National Handwriting Day Is Coming

       It was no fun writing lessons in cursive, and no better in the hybrid connected printing I developed in obedient defiance to the nuns’ complaints of my handwriting’s illegibility. My mother couldn’t read anything I wrote, either, which may be why she insisted I take typing in high school summer school. On my own, I signed up at the same public school to learn Chancery script, a pretty Renaissance cursive. I’ve used both skills throughout my life.

       Handwriting, leavened with Chancery italic, helped me form the character I aspired to. It, in turn, has become a code where more than I know about myself can be deciphered. Handwriting analysts can tell you as much about yourself as, perhaps, a psychiatrist and far more affordably.

      My handwriting is a skill I’m glad to possess, as I am my little abilities in watercolor and colored pencil. I get it out, just as I do my pencils and tubes of paint, for artistic occasions. Far too often nowadays those are notes of sympathy and condolence, which the befuddled receiver must puzzle over like code. 

        For  the business of writing, I turned to keyboards early on.

        A portable Royal electric in its little suitcase got me through college and grad school. But I suffered plaintively over corrections — erasing pens, white-out, correction tape — because I was only a competent typist. Whizzes like Mrs. Munsel, the St. Louis University English Department secretary who typed my thesis, were thoroughbreds to my nag.

        My purchase of my own IMB Selectric made me a pro — as a writer, not as a typist. That durable machine, which saw Bay Weekly General Manager Alex Knoll (who happens to be my son) through college and graduate school, has worked at Bay Weekly for all our 25 years, helping us type envelopes and forms. But I am clumsy on it now, as I’ve typed on computer keyboards for three decades.
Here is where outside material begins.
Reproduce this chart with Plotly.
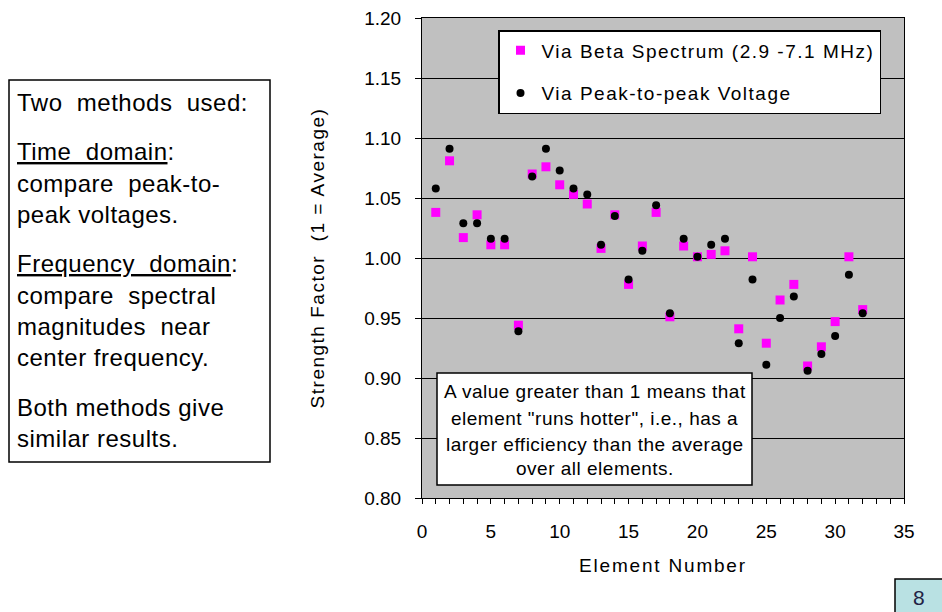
import plotly.graph_objects as go

# Element index and relative strength factor measured two ways
elements = list(range(1, 33))
beta_spectrum = [1.038, 1.081, 1.017, 1.036, 1.011, 1.011, 0.944, 1.070,
                 1.076, 1.061, 1.053, 1.045, 1.008, 1.036, 0.978, 1.010,
                 1.038, 0.951, 1.010, 1.001, 1.003, 1.006, 0.941, 1.001,
                 0.929, 0.965, 0.978, 0.910, 0.926, 0.947, 1.001, 0.957]
peak_to_peak = [1.058, 1.091, 1.029, 1.029, 1.016, 1.016, 0.939, 1.068,
                1.091, 1.073, 1.058, 1.053, 1.011, 1.035, 0.982, 1.006,
                1.044, 0.954, 1.016, 1.001, 1.011, 1.016, 0.929, 0.982,
                0.911, 0.950, 0.968, 0.906, 0.920, 0.935, 0.986, 0.954]

series_names = ["Via Beta Spectrum (2.9 -7.1 MHz)", "Via Peak-to-peak Voltage"]
x_title = "Element Number"
y_title = "Strength Factor  (1 = Average)"

side_lines = [
    "Two  methods  used:",
    "<u>Time  domain</u>:",
    "compare  peak-to-",
    "peak voltages.",
    "<u>Frequency  domain</u>:",
    "compare  spectral",
    "magnitudes  near",
    "center frequency.",
    "Both methods give",
    "similar results.",
]
note_lines = [
    "A value greater than 1 means that",
    "element \"runs hotter\", i.e., has a",
    "larger efficiency than the average",
    "over all elements.",
]
page_number = "8"

FONT = "Arial, Liberation Sans, sans-serif"
W, H = 942, 612
L, R, T, B = 422, 904, 18, 498  # plot area in page pixels


def px(x):
    return (x - L) / (R - L)


def py(y):
    return (B - y) / (B - T)


def spaced(text, ls):
    # widen the tracking a little, the way the slide text is set
    return f'<span style="letter-spacing:{ls}px">{text}</span>'


fig = go.Figure()
fig.add_trace(go.Scatter(
    x=elements, y=beta_spectrum, mode="markers",
    name=spaced(series_names[0], 1.5),
    legendgroup="a",
    marker=dict(symbol="square", size=9, color="#FF00FF", line=dict(width=0)),
))
fig.add_trace(go.Scatter(
    x=elements, y=peak_to_peak, mode="markers",
    name=spaced(series_names[1], 1.5),
    legendgroup="b",
    marker=dict(symbol="circle", size=8, color="black", line=dict(width=0)),
))

fig.update_layout(
    width=W, height=H,
    margin=dict(l=L, r=W - R, t=T, b=H - B, autoexpand=False),
    paper_bgcolor="white",
    plot_bgcolor="#C0C0C0",
    font=dict(family=FONT, color="black"),
    showlegend=True,
    legend=dict(
        x=px(498), y=py(30), xanchor="left", yanchor="top",
        bgcolor="white", bordercolor="black", borderwidth=1.5,
        font=dict(size=19, family=FONT, color="black"),
        tracegroupgap=15, traceorder="grouped",
        itemwidth=32,
    ),
    xaxis=dict(
        range=[0, 35], dtick=5, tick0=0, showgrid=False, zeroline=False,
        showline=True, linecolor="black", linewidth=1, mirror=True,
        ticks="outside", ticklen=5, tickcolor="black",
        minor=dict(dtick=1, ticks="outside", ticklen=5, tickcolor="black"),
        tickfont=dict(size=19), ticklabelstandoff=11,
        title=dict(text=spaced(x_title, 1.8), font=dict(size=19), standoff=17),
    ),
    yaxis=dict(
        range=[0.80, 1.20], dtick=0.05, tick0=0.80, tickformat=".2f",
        showgrid=True, gridcolor="black", gridwidth=1, zeroline=False,
        showline=True, linecolor="black", linewidth=1, mirror=True,
        ticks="outside", ticklen=6, tickcolor="black",
        tickfont=dict(size=19), ticklabelstandoff=10,
        title=dict(text=spaced(y_title, 1.5), font=dict(size=19), standoff=34),
    ),
)

shapes = []
annotations = []

# Explanatory side panel
shapes.append(dict(type="rect", xref="paper", yref="paper",
                   x0=px(9), x1=px(270), y0=py(462), y1=py(80),
                   line=dict(color="black", width=1.5), fillcolor="white",
                   layer="above"))
line_y = [102, 151, 183, 214, 263, 295, 326, 357, 407, 438]
for text, yy in zip(side_lines, line_y):
    annotations.append(dict(text=spaced(text, 0.5), xref="paper", yref="paper",
                            x=px(15), y=py(yy), xanchor="left", yanchor="middle",
                            showarrow=False,
                            font=dict(size=24, family=FONT, color="black")))

# Note box inside the plot
shapes.append(dict(type="rect", xref="paper", yref="paper",
                   x0=px(437), x1=px(752), y0=py(485), y1=py(373),
                   line=dict(color="black", width=1.5), fillcolor="white",
                   layer="above"))
note_y = [391, 418, 444, 468]
for text, yy in zip(note_lines, note_y):
    annotations.append(dict(text=spaced(text, 0.5), xref="paper", yref="paper",
                            x=px(594.5), y=py(yy), xanchor="center",
                            yanchor="middle", showarrow=False,
                            font=dict(size=19, family=FONT, color="black")))

# Slide number tag
shapes.append(dict(type="rect", xref="paper", yref="paper",
                   x0=px(895), x1=px(945), y0=py(615), y1=py(579),
                   line=dict(color="black", width=1.5), fillcolor="#B9E1E3",
                   layer="above"))
annotations.append(dict(text=page_number, xref="paper", yref="paper",
                        x=px(919), y=py(597), xanchor="center", yanchor="middle",
                        showarrow=False,
                        font=dict(size=21, family=FONT, color="#222244")))

fig.update_layout(shapes=shapes, annotations=annotations)
fig.write_html("out.html")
       Which brings us round to the debate of this week’s feature story, Diana Dinsick’s The Uncertain Future of Handwriting: Is cursive an evolutionary dodo?

      Have any of these technologies made me a better writer?
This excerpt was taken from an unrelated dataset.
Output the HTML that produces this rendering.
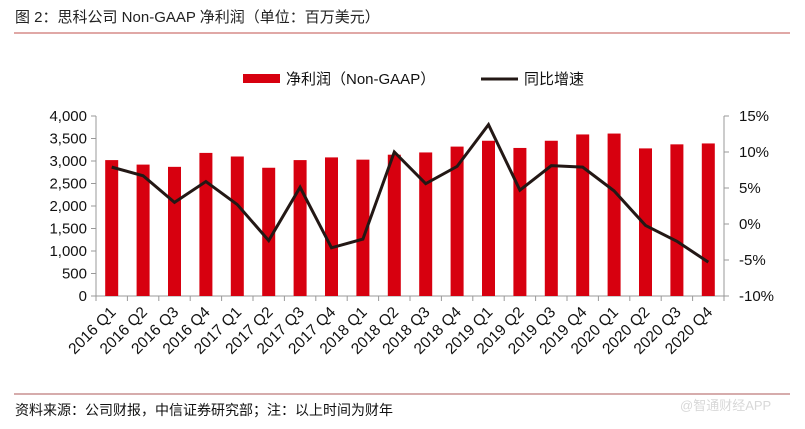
<!DOCTYPE html>
<html><head><meta charset="utf-8"><style>
body{margin:0;background:#fff;}
svg text{font-family:"Liberation Sans","Noto Sans CJK SC",sans-serif;}
</style></head><body>
<svg width="805" height="424" xmlns="http://www.w3.org/2000/svg">
<text x="15" y="22" font-size="15" fill="#222">图 2：思科公司 Non-GAAP 净利润（单位：百万美元）</text>
<line x1="14" y1="33" x2="790" y2="33" stroke="#c0504d" stroke-width="1"/>
<rect x="243" y="74" width="37" height="9" fill="#d7000f"/>
<text x="286" y="84" font-size="15" fill="#111">净利润（Non-GAAP）</text>
<line x1="481" y1="79" x2="518" y2="79" stroke="#231815" stroke-width="3"/>
<text x="524" y="84" font-size="15" fill="#111">同比增速</text>
<g id="plot"></g>
<line x1="14" y1="394" x2="790" y2="394" stroke="#c89090" stroke-width="1.5"/>
<text x="15" y="415" font-size="14" fill="#111">资料来源：公司财报，中信证券研究部；注：以上时间为财年</text>
<text x="680" y="410" font-size="13" fill="#d8d8d8">@智通财经APP</text>
</svg>
<script>
const categories=["2016 Q1","2016 Q2","2016 Q3","2016 Q4","2017 Q1","2017 Q2","2017 Q3","2017 Q4","2018 Q1","2018 Q2","2018 Q3","2018 Q4","2019 Q1","2019 Q2","2019 Q3","2019 Q4","2020 Q1","2020 Q2","2020 Q3","2020 Q4"];
const profit=[3020,2920,2870,3180,3100,2850,3020,3080,3030,3140,3190,3320,3450,3290,3450,3590,3610,3280,3370,3390];
const growth=[7.9,6.7,3.0,5.9,2.7,-2.3,5.1,-3.3,-2.1,10.0,5.6,8.0,13.8,4.7,8.1,7.9,4.6,-0.2,-2.4,-5.3];
const leftTicks=[0,500,1000,1500,2000,2500,3000,3500,4000];
const rightTicks=[-10,-5,0,5,10,15];
const NS="http://www.w3.org/2000/svg";
const g=document.getElementById('plot');
const X0=96,X1=724,YT=116,YB=296;
const step=(X1-X0)/categories.length;
const xc=i=>X0+step*(i+0.5);
const yL=v=>YB-(v/4000)*(YB-YT);
const yR=v=>YB-((v+10)/25)*(YB-YT);
function mk(t,a){const e=document.createElementNS(NS,t);for(const k in a)e.setAttribute(k,a[k]);g.appendChild(e);return e;}
let e;
e=mk('line',{x1:X0,y1:YT,x2:X0,y2:YB,stroke:'#999'});


e=mk('line',{x1:X1,y1:YT,x2:X1,y2:YB,stroke:'#999'});


e=mk('line',{x1:X0,y1:YB,x2:X1,y2:YB,stroke:'#999'});


leftTicks.forEach(v=>{
 mk('line',{x1:X0-5,y1:yL(v),x2:X0,y2:yL(v),stroke:'#999'});
 e=mk('text',{x:X0-9,y:yL(v)+5,'font-size':15,'text-anchor':'end',fill:'#111'});e.textContent=v.toLocaleString('en-US');
 
 
});
rightTicks.forEach(v=>{
 mk('line',{x1:X1,y1:yR(v),x2:X1+5,y2:yR(v),stroke:'#999'});
 e=mk('text',{x:X1+15,y:yR(v)+5,'font-size':15,fill:'#111'});e.textContent=v+'%';
 
 
});
for(let i=0;i<=categories.length;i++)mk('line',{x1:X0+step*i,y1:YB,x2:X0+step*i,y2:YB+5,stroke:'#999'});
profit.forEach((v,i)=>{
 e=mk('rect',{x:xc(i)-6.5,y:yL(v),width:13,height:YB-yL(v),fill:'#d7000f'});
 
 
});
e=mk('polyline',{points:growth.map((v,i)=>xc(i)+','+yR(v)).join(' '),fill:'none',stroke:'#231815','stroke-width':3,'stroke-linejoin':'miter'});


categories.forEach((c,i)=>{
 const x=xc(i)+5,y=YB+17;
 e=mk('text',{x:x,y:y,'font-size':15.5,'text-anchor':'end',fill:'#111',transform:`rotate(-45 ${x} ${y})`});e.textContent=c;
 
 
});
</script>
</body></html>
      Only, I think, in the sense that my mastery of the medium of the time let me be a player in the game. Other factors controlled my reach and range and rise.

      Powerful, accessible and portable as electronic communication is, it hasn’t produced a surfeit of Shakespeares. 
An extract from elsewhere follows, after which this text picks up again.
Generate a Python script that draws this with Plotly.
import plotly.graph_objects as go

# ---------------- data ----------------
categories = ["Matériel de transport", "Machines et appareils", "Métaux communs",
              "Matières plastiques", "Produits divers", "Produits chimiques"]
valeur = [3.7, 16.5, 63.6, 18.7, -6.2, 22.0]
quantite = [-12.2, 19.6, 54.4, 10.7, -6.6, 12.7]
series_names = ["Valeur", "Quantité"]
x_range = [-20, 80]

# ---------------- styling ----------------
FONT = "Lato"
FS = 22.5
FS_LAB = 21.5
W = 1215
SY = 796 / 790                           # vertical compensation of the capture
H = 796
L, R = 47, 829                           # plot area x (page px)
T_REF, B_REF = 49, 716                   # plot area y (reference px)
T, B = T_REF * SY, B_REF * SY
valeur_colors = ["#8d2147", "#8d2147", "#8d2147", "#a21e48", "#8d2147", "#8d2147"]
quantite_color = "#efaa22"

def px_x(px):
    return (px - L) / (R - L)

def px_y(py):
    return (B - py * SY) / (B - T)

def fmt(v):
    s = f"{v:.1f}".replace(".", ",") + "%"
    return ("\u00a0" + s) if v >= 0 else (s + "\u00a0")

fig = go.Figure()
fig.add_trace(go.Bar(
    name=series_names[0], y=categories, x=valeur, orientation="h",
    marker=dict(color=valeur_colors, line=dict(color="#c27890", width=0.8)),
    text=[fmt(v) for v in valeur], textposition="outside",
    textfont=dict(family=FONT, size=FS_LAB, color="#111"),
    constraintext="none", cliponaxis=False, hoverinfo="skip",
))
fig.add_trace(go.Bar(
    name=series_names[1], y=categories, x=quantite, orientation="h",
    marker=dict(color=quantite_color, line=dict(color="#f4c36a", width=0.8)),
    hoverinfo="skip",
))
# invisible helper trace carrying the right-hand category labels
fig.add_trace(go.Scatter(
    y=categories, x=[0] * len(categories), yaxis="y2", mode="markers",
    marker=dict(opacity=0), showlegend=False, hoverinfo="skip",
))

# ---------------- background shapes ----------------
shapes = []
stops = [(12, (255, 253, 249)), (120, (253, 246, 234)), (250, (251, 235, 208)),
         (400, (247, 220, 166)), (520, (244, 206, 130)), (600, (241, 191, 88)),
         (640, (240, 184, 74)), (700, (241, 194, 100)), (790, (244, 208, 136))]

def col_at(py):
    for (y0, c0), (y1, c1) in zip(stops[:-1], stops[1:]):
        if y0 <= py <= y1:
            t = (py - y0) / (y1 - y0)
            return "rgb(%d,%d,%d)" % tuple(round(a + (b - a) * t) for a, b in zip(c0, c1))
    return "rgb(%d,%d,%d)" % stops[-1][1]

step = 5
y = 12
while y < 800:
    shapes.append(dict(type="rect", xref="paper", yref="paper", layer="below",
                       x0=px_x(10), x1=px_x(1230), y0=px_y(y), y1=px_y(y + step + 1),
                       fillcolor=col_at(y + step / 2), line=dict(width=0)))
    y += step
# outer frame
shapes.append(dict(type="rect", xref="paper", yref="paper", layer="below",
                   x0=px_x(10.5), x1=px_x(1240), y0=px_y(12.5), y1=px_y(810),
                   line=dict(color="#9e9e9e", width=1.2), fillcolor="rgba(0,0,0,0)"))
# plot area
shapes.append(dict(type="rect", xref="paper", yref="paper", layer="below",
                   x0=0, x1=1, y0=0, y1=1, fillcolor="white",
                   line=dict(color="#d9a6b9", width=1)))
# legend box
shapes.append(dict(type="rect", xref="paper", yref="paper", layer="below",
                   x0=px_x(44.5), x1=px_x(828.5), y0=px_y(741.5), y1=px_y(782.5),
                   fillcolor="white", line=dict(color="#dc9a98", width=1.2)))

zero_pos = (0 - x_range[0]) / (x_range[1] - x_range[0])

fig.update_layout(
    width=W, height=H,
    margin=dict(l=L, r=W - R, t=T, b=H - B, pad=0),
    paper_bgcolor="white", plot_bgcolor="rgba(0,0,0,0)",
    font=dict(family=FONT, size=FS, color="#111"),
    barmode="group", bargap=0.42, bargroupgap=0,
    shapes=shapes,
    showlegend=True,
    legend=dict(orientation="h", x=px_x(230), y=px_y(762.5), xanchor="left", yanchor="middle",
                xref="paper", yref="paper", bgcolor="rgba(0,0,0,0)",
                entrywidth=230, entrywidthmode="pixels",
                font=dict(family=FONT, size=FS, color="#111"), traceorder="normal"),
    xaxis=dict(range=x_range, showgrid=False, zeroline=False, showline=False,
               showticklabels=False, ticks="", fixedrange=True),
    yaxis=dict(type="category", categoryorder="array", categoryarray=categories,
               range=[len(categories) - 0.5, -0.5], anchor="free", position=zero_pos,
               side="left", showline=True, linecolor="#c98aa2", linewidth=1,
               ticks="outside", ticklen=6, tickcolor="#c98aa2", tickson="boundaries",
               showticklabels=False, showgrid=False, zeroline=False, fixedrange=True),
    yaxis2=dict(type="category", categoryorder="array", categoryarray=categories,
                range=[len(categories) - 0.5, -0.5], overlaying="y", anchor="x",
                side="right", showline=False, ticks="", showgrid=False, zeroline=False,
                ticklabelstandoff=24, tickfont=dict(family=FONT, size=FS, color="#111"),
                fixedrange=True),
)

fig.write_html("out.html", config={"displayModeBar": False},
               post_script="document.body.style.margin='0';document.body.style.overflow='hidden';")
      Willm Shakspere, by the way, could spell his name any way he wanted. English spelling was not standardized until more than a century after the playwright’s death in 1616. Samuel Johnson wrote the vastly influential Dictionary of the English Language in 1755 and Grammar of the English Tongue in 1812.

      In America, Daniel Webster (who applied for a job as a tutor for Washington’s step-grandchildren and was not hired) wrote his American Dictionary of the English Language in 1828.

      Those facts are some of the outtakes of this story, old learning re-remembered by Diana and me when crafting this feature.

      What they suggest is that the evolution of our media of communication make big waves. A spoken language didn’t need rules of grammar and spelling. Written languages, as you’ll read in this story, become far more standardized. Communication in type has far more rules, and far different rules depending on whether the type is hot, cold or electronic.

      One of those big waves is dominance. Each new medium leaves the old one far behind, in the same way cars outraced horses.

       Does learning cursive — which in the Montessori method, for example, involves the whole body — spill over in powerful side effects? Probably. Are we malnourished by the limited diet of sensory experience we get from our keyboards? Very possibly. 

      Will schools driven by new measures of achievement, including test scores, make room for cursive? If you write it, you’ll know it’s a skill developed by practice so painstaking that few of us would submit to it were not a teacher demanding we do so. 

       So I suspect cursive will not thrive as a universal skill in the electronic era. To read their ancestors’ letters, our descendants will have to hire a translator. That’s doable. But developing a character all your own — as we each have from handwriting — from pre-made symbols may be harder.